Notícia
Eva Kaili, a deusa helénica com pés de barro
Vice-presidente do Parlamento encontra-se detida e é suspeita de fazer parte de uma rede de crime organizado que fez lóbi a favor do Qatar.
A revista Diplomat Magazine, na sua edição online de 1 de novembro, noticiava a visita de Eva Kaili, uma das vice-presidentes do Parlamento Europeu (PE) ao Qatar "Eva Kaili e a delegação que a acompanhou, incluindo o chefe de missão da UE no Qatar, o embaixador Christian Tudor, foram recebidos no Amiri Diwan por Sua Alteza do Estado de Qatar, Sheikh Tamim bin Hamad bin Khalifa Al Thani, para uma reunião bilateral introdutória concentrando-se em assuntos de atualidade, como as trocas de energia entre o Qatar e a União Europeia, o próximo Campeonato do Mundo a ser realizado no Qatar, a democratização, as últimas eleições parlamentares realizadas no Qatar, os direitos humanos, entre outras questões", descrevia a revista.

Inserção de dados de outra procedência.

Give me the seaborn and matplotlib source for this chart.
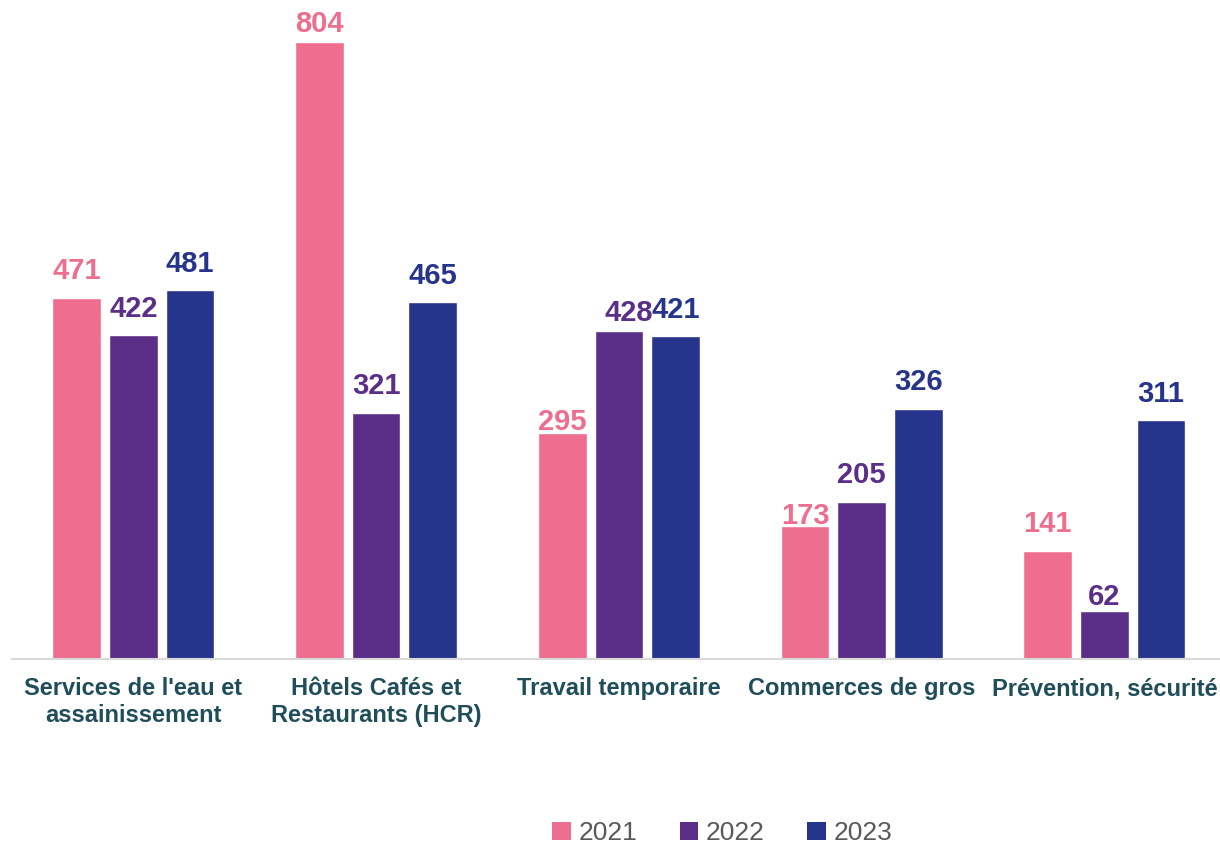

A publicação mereceu então o seguinte comentário de Kaili na rede Linkedin: "Reforçar a nossa colaboração com os países árabes a vários níveis".
A 21 de novembro, Kaili surpreendeu no PE com um um discurso inflamado em defesa do Qatar, considerando o país uma "prova de como a diplomacia do desporto pode conseguir uma transformação histórica de um país com reformas que inspiram o mundo árabe". E foi mais longe: "Eu própria digo que o Qatar é líder nos direitos laborais. Apesar dos desafios, que levam até as empresas europeias a negar-se a aplicar essas leis, eles estão comprometidos com uma visão por opção e estão abertos ao mundo."
Estrela de televisão
Pouco mais de um mês depois, Eva Kaili, de 44 anos, foi detida em Bruxelas, no âmbito de uma investigação sobre crime organizado, corrupção e lavagem de dinheiro ligada a movimentações lobistas apoio ao Qatar. Após a prisão, vários sacos com dinheiro foram encontrados na sua casa.
A detenção teve lugar quando ainda decorre naquele país o campeonato do mundo de futebol e adensa as suspeitas relativas à atribuição da prova a este país.
O seu namorado, o italiano Francesco Giorgi, visto como o cabecilha da organização, foi igualmente preso. Giorgi é um conselheiro parlamentar experiente na área de relações exteriores e direitos humanos, ao mesmo tempo em que é um marinheiro entusiasta. Mantém um relacionamento com a eurodeputada grega desde 2020 e em fevereiro de 2021 tiveram uma filha.
Eva Kaili, eurodeputada eleita pelo PASOK (partido social-democrata grego) é formada em arquitetura e engenharia civil, tem um mestrado em artes e iniciou, sem concluir, um doutoramento em política económica internacional.
A sua afirmação com figura política deu-se na qualidade de apresentadora do canal de televisão Mega Channel, no qual trabalhou entre 2004 e 2007. Precisamente neste ano foi eleita deputada no Grécia e sete anos depois chegou ao Parlamento Europeu. Entre 2013 e 2014 foi consultora da indústria farmacêutica grega.
A revista Informalia descreve assim o seu poder mediático na Grécia: "Eva Kaili é imensamente famosa em seu país, onde foi apresentadora, uma espécie de rainha Letizia que, ao invés de se casar com o herdeiro da coroa, entrou para a política". "Na Grécia é quase considerada uma deusa helénica", acrescenta a publicação.
Era membro do grupo da Aliança Progressista dos Socialistas e Democratas, do qual foi agora expulsa.
Esta ação policial foi levada a cabo num momento em que se preparava a concessão de facilidades ao Qatar no plano europeu. Neste sentido, os eurodeputados verdes e social-democratas do PE anunciaram no sábado que se iriam opor na segunda-feira ao início das negociações sobre a liberalização dos vistos para os naturais do Qatar na União Europeia, à luz das suspeitas de corrupção envolvem este país.
"Este não é um incidente isolado", disse a Transparência Internacional. "Durante várias décadas, o Parlamento permitiu o desenvolvimento de uma cultura de impunidade (...) e de uma total ausência de controlo ético independente". escreveu no Twitter Alberto Alemanno, professor de direito no Colégio da Europa em Bruges, citado pela agência Lusa.
Cinco pessoas foram presas em Bruxelas na sexta-feira, no seguimento de pelo menos 16 buscas, numa investigação sobre suspeitas de pagamentos "substanciais" de um país do Golfo para influenciar as decisões dos deputados europeus.